Amsterdam, The Netherlands  /  16. Juni 2026

5th ACM International Workshop on Multimedia AI against Disinformation (MAD’26)

Am 16. Juni 2026 findet in Amsterdam, Niederlande, der 5. ACM International Workshop on Multimedia AI against Disinformation (MAD’26) im Rahmen der ACM International Conference on Multimedia Retrieval (ICMR’26) statt. I Mittelpunkt stehen Beiträge zu verschiedenen Aspekten der KI-gestützten Erkennung, Analyse und Bekämpfung von Desinformation.

Das Fraunhofer IDMT unterstützt die Organisation des Workshops und stellt eigene Beiträge zum Thema vor.

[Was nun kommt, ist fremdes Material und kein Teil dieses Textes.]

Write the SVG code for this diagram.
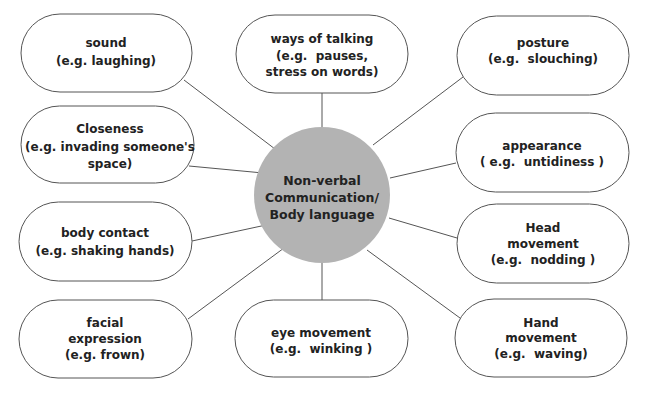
<svg xmlns="http://www.w3.org/2000/svg" width="654" height="400" viewBox="0 0 654 400">
<style>
.pill{fill:#fff;stroke:#555;stroke-width:1}
.t{font-family:"DejaVu Sans","Liberation Sans",sans-serif;font-weight:bold;font-size:12px;fill:#222;text-anchor:middle;white-space:pre}
.c{font-size:12.5px}
#connectors line{stroke:#555;stroke-width:1}
</style>
<rect width="654" height="400" fill="#fff"/>
<g id="connectors">
<line x1="322" y1="93" x2="322" y2="127"/>
<line x1="322" y1="263" x2="322" y2="300"/>
<line x1="184" y1="80" x2="275" y2="149"/>
<line x1="189" y1="166" x2="263" y2="173"/>
<line x1="463" y1="77" x2="373" y2="145"/>
<line x1="456" y1="163" x2="390" y2="178"/>
<line x1="192" y1="241" x2="266" y2="225"/>
<line x1="188" y1="319" x2="284" y2="248"/>
<line x1="457" y1="238" x2="389" y2="218"/>
<line x1="460" y1="318" x2="367" y2="250"/>
</g>
<g id="center">
<circle cx="322" cy="195" r="68" fill="#b3b3b3"/>
<text class="t c" x="322" y="185">Non-verbal</text>
<text class="t c" x="322" y="202">Communication/</text>
<text class="t c" x="322" y="219">Body language</text>
</g>
<g id="sound">
<rect class="pill" x="21" y="14" width="171" height="78" rx="39"/>
<text class="t" x="106" y="47">sound</text>
<text class="t" x="106" y="65">(e.g. laughing)</text>
</g>
<g id="closeness">
<rect class="pill" x="21" y="106" width="173" height="77" rx="38.5"/>
<text class="t" x="110" y="133">Closeness</text>
<text class="t" x="110" y="151">(e.g. invading someone's</text>
<text class="t" x="110" y="168">space)</text>
</g>
<g id="body-contact">
<rect class="pill" x="19" y="202" width="173" height="79" rx="39.5"/>
<text class="t" x="105" y="237">body contact</text>
<text class="t" x="105" y="255">(e.g. shaking hands)</text>
</g>
<g id="facial">
<rect class="pill" x="19" y="300" width="173" height="78" rx="39"/>
<text class="t" x="105" y="327">facial</text>
<text class="t" x="105" y="343">expression</text>
<text class="t" x="105" y="359">(e.g. frown)</text>
</g>
<g id="ways-of-talking">
<rect class="pill" x="236" y="15" width="172" height="78" rx="39"/>
<text class="t" x="322" y="43">ways of talking</text>
<text class="t" x="322" y="60">(e.g.  pauses,</text>
<text class="t" x="322" y="76">stress on words)</text>
</g>
<g id="eye-movement">
<rect class="pill" x="235" y="300" width="173" height="77" rx="38.5"/>
<text class="t" x="321" y="337">eye movement</text>
<text class="t" x="321" y="353">(e.g.  winking )</text>
</g>
<g id="posture">
<rect class="pill" x="457" y="16" width="172" height="79" rx="39.5"/>
<text class="t" x="543" y="47">posture</text>
<text class="t" x="543" y="63">(e.g.  slouching)</text>
</g>
<g id="appearance">
<rect class="pill" x="456" y="113" width="173" height="79" rx="39.5"/>
<text class="t" x="542" y="150">appearance</text>
<text class="t" x="542" y="166">( e.g.  untidiness )</text>
</g>
<g id="head-movement">
<rect class="pill" x="457" y="204" width="172" height="79" rx="39.5"/>
<text class="t" x="543" y="232">Head</text>
<text class="t" x="543" y="248">movement</text>
<text class="t" x="543" y="264">(e.g.  nodding )</text>
</g>
<g id="hand-movement">
<rect class="pill" x="455" y="299" width="172" height="78" rx="39"/>
<text class="t" x="541" y="327">Hand</text>
<text class="t" x="541" y="342">movement</text>
<text class="t" x="541" y="358">(e.g.  waving)</text>
</g>
</svg>
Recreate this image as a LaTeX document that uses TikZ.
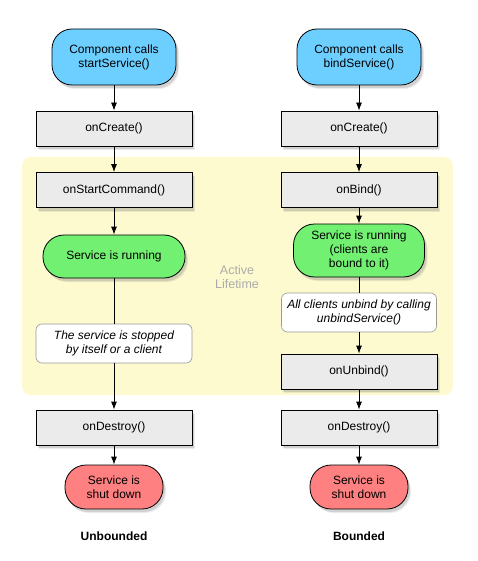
\documentclass[tikz,border=0pt]{standalone}
\usepackage{fontspec}
\setmainfont{Liberation Sans}
\usetikzlibrary{positioning,shadows,arrows.meta}

\definecolor{callblue}{RGB}{108,207,255}
\definecolor{rungreen}{RGB}{114,240,114}
\definecolor{downred}{RGB}{255,128,128}
\definecolor{boxgray}{RGB}{235,235,235}
\definecolor{lifeyellow}{RGB}{252,250,206}
\definecolor{lifetext}{RGB}{172,172,172}

\tikzset{
  base/.style={draw=black, line width=0.8pt, align=center, inner sep=0pt,
    font=\fontsize{12}{14}\selectfont},
  shade box/.style={drop shadow={shadow xshift=3pt, shadow yshift=-4pt, opacity=0.15},
    drop shadow={shadow xshift=2pt, shadow yshift=-3pt, opacity=0.25}},
  call/.style={base, fill=callblue, rounded corners=20pt, minimum width=124pt,
    minimum height=56pt, shade box},
  method/.style={base, fill=boxgray, minimum width=156pt, minimum height=35pt, shade box},
  running/.style={base, fill=rungreen, rounded corners=21pt, shade box},
  down/.style={base, fill=downred, rounded corners=21pt, minimum width=98pt,
    minimum height=44pt, shade box},
  note/.style={base, draw=black!40, line width=0.6pt, fill=white, rounded corners=6pt,
    minimum width=156pt, minimum height=39pt, font=\fontsize{12}{14}\selectfont\itshape},
  title/.style={font=\fontsize{12}{14}\selectfont\bfseries},
  >={Latex[length=8pt,width=6pt]}
}

\begin{document}
\begin{tikzpicture}[x=1pt,y=-1pt,on grid,line width=0.8pt]
  \useasboundingbox (0,0) rectangle (478,561);
  \fill[lifeyellow, rounded corners=9pt] (22,157) rectangle (453,395);
  \node[font=\fontsize{12.5}{14.5}\selectfont, text=lifetext, align=center] (active) at (237,277) {Active\\Lifetime};

  % unbounded service
  \node[call]     (start)    at (114,57)                 {Component calls\\startService()};
  \node[method]   (create1)  [below=71.5pt of start]     {onCreate()};
  \node[method]   (command)  [below=61.5pt of create1]   {onStartCommand()};
  \node[running, minimum width=142pt, minimum height=43pt]
                  (run1)     [below=66.5pt of command]   {Service is running};
  \node[note]     (stop)     [below=87pt of run1]        {The service is stopped\\by itself or a client};
  \node[method]   (destroy1) [below=84pt of stop]        {onDestroy()};
  \node[down]     (down1)    [below=59.5pt of destroy1]  {Service is\\shut down};
  \node[title]    (unbound)  [below=49pt of down1]       {Unbounded};

  % bounded service
  \node[call]     (bind)     at (359,57)                 {Component calls\\bindService()};
  \node[method]   (create2)  [below=71.5pt of bind]      {onCreate()};
  \node[method]   (onbind)   [below=61.5pt of create2]   {onBind()};
  \node[running, minimum width=131pt, minimum height=53pt]
                  (run2)     [below=60.5pt of onbind]    {Service is running\\(clients are\\bound to it)};
  \node[note, minimum width=155pt]
                  (unbindall) [below=62pt of run2]       {All clients unbind by calling\\unbindService()};
  \node[method]   (onunbind) [below=59pt of unbindall]   {onUnbind()};
  \node[method]   (destroy2) [below=56pt of onunbind]    {onDestroy()};
  \node[down]     (down2)    [below=59.5pt of destroy2]  {Service is\\shut down};
  \node[title]    (bound)    [below=49pt of down2]       {Bounded};

  \path[->]
    (start)     edge (create1)
    (create1)   edge (command)
    (command)   edge (run1)
    (stop)      edge (destroy1)
    (destroy1)  edge (down1)
    (bind)      edge (create2)
    (create2)   edge (onbind)
    (onbind)    edge (run2)
    (unbindall) edge (onunbind)
    (onunbind)  edge (destroy2)
    (destroy2)  edge (down2);
  \draw (run1) -- (stop);
  \draw (run2) -- (unbindall);
\end{tikzpicture}
\end{document}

Detecting Audio-Text Decontextualization through Entailment and Semantic Analysis

Milica Gerhardt, Luca Cuccovillo, Patrick Aichroth

Audio-text decontextualization is a form of real-world misinformation in which genuine audio recordings – speech excerpts, news clips, interviews – are detached from their authentic context and paired with misleading textual narratives. Addressing it in practice requires both audio provenance analysis and context analysis: provenance retrieves candidate source recordings, while context analysis determines whether the recovered source supports the narrative attached to the post. This paper presents three context-analysis pipelines able to address this issue and their cascade combinations, and evaluates them on the M3A dataset alongside four audio-language baselines. We show that a substantial fraction of M3A manipulations are fundamentally undetectable from audio-text content alone, and that on the subset where detection is possible our best pipelines reach 0.73 accuracy on Named Entity Manipulation (NEM) and 0.92 on Multimodal Misalignment (MM) audio swap. Building on these findings, we formulate an operational workflow for real-world investigations and demonstrate it on three case studies, which also motivate a lightweight linguistic middle layer for conditional and modal/hedging framing drops. This leads to two practical deployment recommendations: (1) a fast bulk-screening pipeline that flags context-stripping attacks via entailment failure; and (2) a large language model (LLM)-based deep-verification pipeline for the most suspicious cases, capable of explicit reasoning about framing shifts.